The comment surprised Dow Jones chairman Peter McPherson, who thought the meeting was set up as a way for the Bancrofts to get more comfortable with Murdoch, not for them to sign any agreements or commit to any portion of a deal. He thought this meeting would be the first of many. So did the Bancrofts. Here, Lipton, supposedly the Bancrofts' adviser, was trying to hijack the process, McPherson thought, and get the deal done that day.

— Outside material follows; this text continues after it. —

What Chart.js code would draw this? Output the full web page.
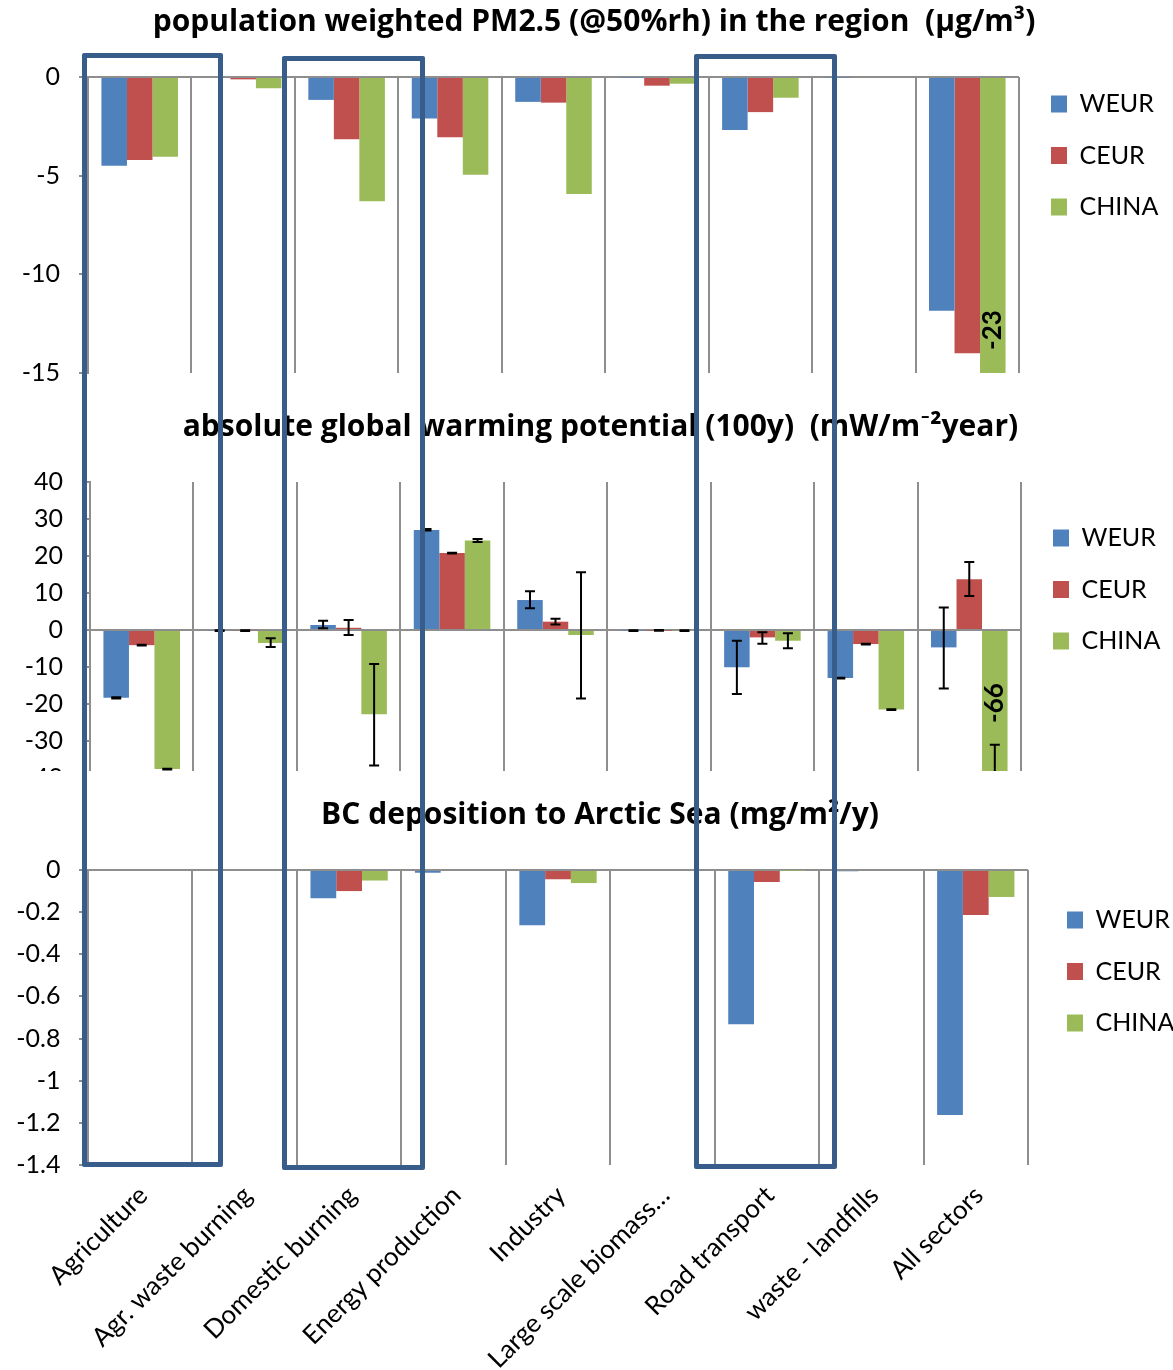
<!DOCTYPE html>
<html>
<head>
<meta charset="utf-8">
<title>Sector contributions</title>
<script src="https://cdn.jsdelivr.net/npm/chart.js@4.4.0/dist/chart.umd.min.js"></script>
<style>
  html, body { margin: 0; padding: 0; background: #fff; overflow: hidden; }
  #wrap { position: relative; width: 1173px; height: 1370px; overflow: hidden; }
  canvas { position: absolute; left: 0; }
  #pmChart { top: 0; }
  #gwpChart { top: 400px; }
  #bcChart { top: 771px; background: #fff; }
  .box { position: absolute; border: 5px solid #385D8A; box-sizing: border-box; border-radius: 2px; }
</style>
</head>
<body>
<div id="wrap">
  <canvas id="pmChart" width="1188" height="407"></canvas>
  <canvas id="gwpChart" width="1201" height="415"></canvas>
  <canvas id="bcChart" width="1200" height="599"></canvas>
  <div class="box" style="left:82px;top:53px;width:141px;height:1114px"></div>
  <div class="box" style="left:282px;top:56px;width:143px;height:1114px"></div>
  <div class="box" style="left:694px;top:54px;width:143px;height:1115px"></div>
</div>
<script>
// data
const categories = ['Agriculture', 'Agr. waste burning', 'Domestic burning', 'Energy production',
    'Industry', 'Large scale biomass\u2026', 'Road transport', 'waste - landfills', 'All sectors'];
const regions = ['WEUR', 'CEUR', 'CHINA'];

// population weighted PM2.5 (ug/m3)
const pmWeur = [-4.5, 0, -1.16, -2.1, -1.26, -0.03, -2.68, -0.03, -11.85];
const pmCeur = [-4.2, -0.12, -3.15, -3.05, -1.3, -0.44, -1.78, 0, -14.0];
const pmChina = [-4.04, -0.57, -6.3, -4.95, -5.93, -0.34, -1.05, 0, -23];

// absolute global warming potential (mW/m2 year) with uncertainty ranges
const gwpWeur = [-18.3, -0.2, 1.35, 27.0, 8.1, -0.15, -10.1, -13.0, -4.7];
const gwpCeur = [-4.1, -0.2, 0.6, 20.8, 2.25, -0.1, -2.0, -3.8, 13.7];
const gwpChina = [-37.6, -3.5, -22.8, 24.2, -1.35, -0.2, -2.9, -21.5, -66];
const gwpWeurLow = [-18.5, -0.3, 0.45, 26.9, 5.9, -0.25, -17.3, -13.1, -15.8];
const gwpWeurHigh = [-18.2, -0.1, 2.5, 27.3, 10.5, -0.1, -2.9, -12.9, 6.1];
const gwpCeurLow = [-4.2, -0.3, -1.35, 20.7, 1.5, -0.2, -3.7, -3.9, 9.2];
const gwpCeurHigh = [-4.0, -0.1, 2.7, 20.9, 3.05, 0, -0.6, -3.7, 18.4];
const gwpChinaLow = [-37.7, -4.6, -36.6, 23.8, -18.5, -0.3, -4.9, -21.6, -101];
const gwpChinaHigh = [-37.5, -2.2, -9.2, 24.6, 15.6, -0.1, -0.9, -21.4, -31];

// BC deposition to Arctic Sea (mg/m2/y)
const bcWeur = [0, 0, -0.134, -0.013, -0.262, 0, -0.732, -0.006, -1.163];
const bcCeur = [0, 0, -0.1, 0, -0.044, 0, -0.057, 0, -0.214];
const bcChina = [0, 0, -0.05, 0, -0.062, 0, -0.002, 0, -0.128];

const FONT = 'Lato, "Open Sans", sans-serif';
const TITLE_FONT = '"Open Sans", Lato, sans-serif';
const colors = ['#4F81BD', '#C0504D', '#9BBB59'];
const gridGray = '#8E8E8E';

Chart.defaults.font.family = FONT;
Chart.defaults.color = '#000';

function tickText(v) {
    return String(Math.round(v * 10) / 10);
}

function makeDatasets(series) {
    return series.map((data, i) => ({
        label: regions[i],
        data: data,
        yAxisID: 'y',
        backgroundColor: colors[i],
        borderWidth: 0,
        barPercentage: 1.0,
        categoryPercentage: 0.74,
    }));
}

// error bars drawn from the chart's own y scale
function errorBars(lows, highs) {
    return {
        id: 'errorBars',
        afterDatasetsDraw(chart) {
            const ctx = chart.ctx;
            const yScale = chart.scales.y;
            const area = chart.chartArea;
            ctx.save();
            ctx.beginPath();
            ctx.rect(area.left, area.top, area.right - area.left, area.bottom - area.top);
            ctx.clip();
            ctx.strokeStyle = '#000';
            ctx.lineWidth = 2;
            lows.forEach((low, i) => {
                const meta = chart.getDatasetMeta(i);
                low.forEach((lo, j) => {
                    const x = meta.data[j].x;
                    const y1 = yScale.getPixelForValue(lo);
                    const y2 = yScale.getPixelForValue(highs[i][j]);
                    ctx.beginPath();
                    ctx.moveTo(x, y1); ctx.lineTo(x, y2);
                    ctx.moveTo(x - 5, y1); ctx.lineTo(x + 5, y1);
                    ctx.moveTo(x - 5, y2); ctx.lineTo(x + 5, y2);
                    ctx.stroke();
                });
            });
            ctx.restore();
        }
    };
}

// rotated value label on a bar that runs off the axis
function offScaleLabel(dsIndex, index, offset) {
    return {
        id: 'offScaleLabel',
        afterDatasetsDraw(chart) {
            const el = chart.getDatasetMeta(dsIndex).data[index];
            const value = chart.data.datasets[dsIndex].data[index];
            const end = Math.min(el.y, chart.chartArea.bottom);
            const ctx = chart.ctx;
            ctx.save();
            ctx.translate(el.x, end - offset);
            ctx.rotate(-Math.PI / 2);
            ctx.font = 'bold 26px ' + FONT;
            ctx.fillStyle = '#000';
            ctx.textAlign = 'center';
            ctx.textBaseline = 'middle';
            ctx.fillText(String(Math.round(value)), 0, 0);
            ctx.restore();
        }
    };
}

// put the legend beside the plot, first item top at (x, y)
function legendAt(x, y) {
    return {
        id: 'legendAt',
        afterLayout(chart) {
            const lg = chart.legend;
            const p = lg.options.labels.padding;
            const w = lg.width, h = lg.height;
            lg.left = x - p;
            lg.top = y - p;
            lg.right = lg.left + w;
            lg.bottom = lg.top + h;
        }
    };
}

function buildChart(id, cfg) {
    const showLabels = !!cfg.showLabels;
    return new Chart(document.getElementById(id), {
        type: 'bar',
        data: { labels: categories, datasets: makeDatasets(cfg.series) },
        plugins: [legendAt(cfg.legendX, cfg.legendY)].concat(cfg.extra || []),
        options: {
            responsive: false,
            animation: false,
            events: [],
            layout: { padding: 0 },
            plugins: {
                title: {
                    display: true,
                    text: cfg.title,
                    color: '#000',
                    font: { family: TITLE_FONT, size: 30, weight: 'bold', lineHeight: 1.2 },
                    padding: { top: cfg.titleTop, bottom: cfg.titleBottom },
                },
                legend: {
                    display: true,
                    position: 'chartArea',
                    align: 'start',
                    labels: {
                        boxWidth: 16,
                        boxHeight: 17,
                        padding: 26.5,
                        color: '#000',
                        font: { size: 25 },
                    },
                },
                tooltip: { enabled: false },
            },
            scales: {
                x: {
                    offset: true,
                    grid: { offset: true, color: gridGray, lineWidth: 2, drawTicks: false },
                    border: { display: false },
                    ticks: {
                        display: showLabels,
                        autoSkip: false,
                        maxRotation: 45,
                        minRotation: 45,
                        padding: 15,
                        labelOffset: 3,
                        color: '#000',
                        font: { size: 26 },
                    },
                    afterFit: (s) => { if (showLabels) s.height = cfg.xHeight; },
                },
                y: {
                    min: cfg.min,
                    max: cfg.max,
                    ticks: {
                        stepSize: cfg.step,
                        padding: cfg.tickPad,
                        color: '#000',
                        font: { size: 25 },
                        callback: tickText,
                    },
                    grid: {
                        color: (c) => (c.tick && Math.abs(c.tick.value) < 1e-9 ? gridGray : 'rgba(0,0,0,0)'),
                        lineWidth: 2,
                        tickColor: gridGray,
                        tickLength: cfg.tickLen,
                        drawTicks: true,
                    },
                    border: { display: true, color: gridGray, width: 2 },
                    afterFit: (s) => { s.width = cfg.left; },
                },
                yR: {
                    position: 'right',
                    display: true,
                    grid: { display: false },
                    border: { display: false },
                    ticks: { display: false },
                    afterFit: (s) => { s.width = cfg.rightGap; },
                },
            },
        },
    });
}

buildChart('pmChart', {
    title: 'population weighted PM2.5 (@50%rh) in the region  (\u00b5g/m\u00b3)',
    series: [pmWeur, pmCeur, pmChina],
    min: -15, max: 0, step: 5,
    titleTop: 4, titleBottom: 37,
    left: 88, rightGap: 1188 - 1019,
    tickLen: 9, tickPad: 19,
    legendX: 1051, legendY: 91.5,
    extra: [offScaleLabel(2, 8, 43)],
});

buildChart('gwpChart', {
    title: 'absolute global warming potential (100y)  (mW/m\u207b\u00b2year)',
    series: [gwpWeur, gwpCeur, gwpChina],
    min: -40, max: 40, step: 10,
    titleTop: 9, titleBottom: 37,
    left: 90, rightGap: 1201 - 1021,
    tickLen: 5, tickPad: 22,
    legendX: 1053, legendY: 125.5,
    extra: [
        errorBars([gwpWeurLow, gwpCeurLow, gwpChinaLow], [gwpWeurHigh, gwpCeurHigh, gwpChinaHigh]),
        offScaleLabel(2, 8, 75),
    ],
});

buildChart('bcChart', {
    title: 'BC deposition to Arctic Sea (mg/m\u00b2/y)',
    series: [bcWeur, bcCeur, bcChina],
    min: -1.4, max: 0, step: 0.2,
    titleTop: 26, titleBottom: 37,
    left: 88, rightGap: 1200 - 1028,
    tickLen: 9, tickPad: 18.5,
    legendX: 1067, legendY: 136.5,
    showLabels: true, xHeight: 205,
});
</script>
</body>
</html>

McPherson quickly suggested the two sides take a break and meet again in an hour and a half at about 5:00 p.m. The two sides agreed to do so, and Murdoch, with his son and his associates, left the room. "I don't think we want to sign anything today," McPherson told the family once they were alone. "I agree," said Elefante. "We have time to figure this out." Without saying where he was going, Chris left the building while his cousins, McPherson, and Elefante stayed in the lawyer's office to continue to look over the editorial agreements. His cousins, paranoid about press leaks, feared Chris had left to go talk to reporters. In fact, he left to get a break from his family and make some business calls. He had started to think about how he could come up with enough money to buy out his family members and preserve Dow Jones's independence. The meeting reconvened, but only briefly, and the two sides left Lipton's office without committing to anything. The Bancrofts would take a look at the
Times
of London proposal and then spend some time coming up with a revised proposal of their own for News Corporation. When Murdoch left the building that day, photographers and television cameras greeted him. He told them blandly that after more than four hours in the conference room together, "we had a very long, constructive meeting, and we've both gone away to consider both sides." He and his cohorts went to a cigar bar around the corner afterward to celebrate.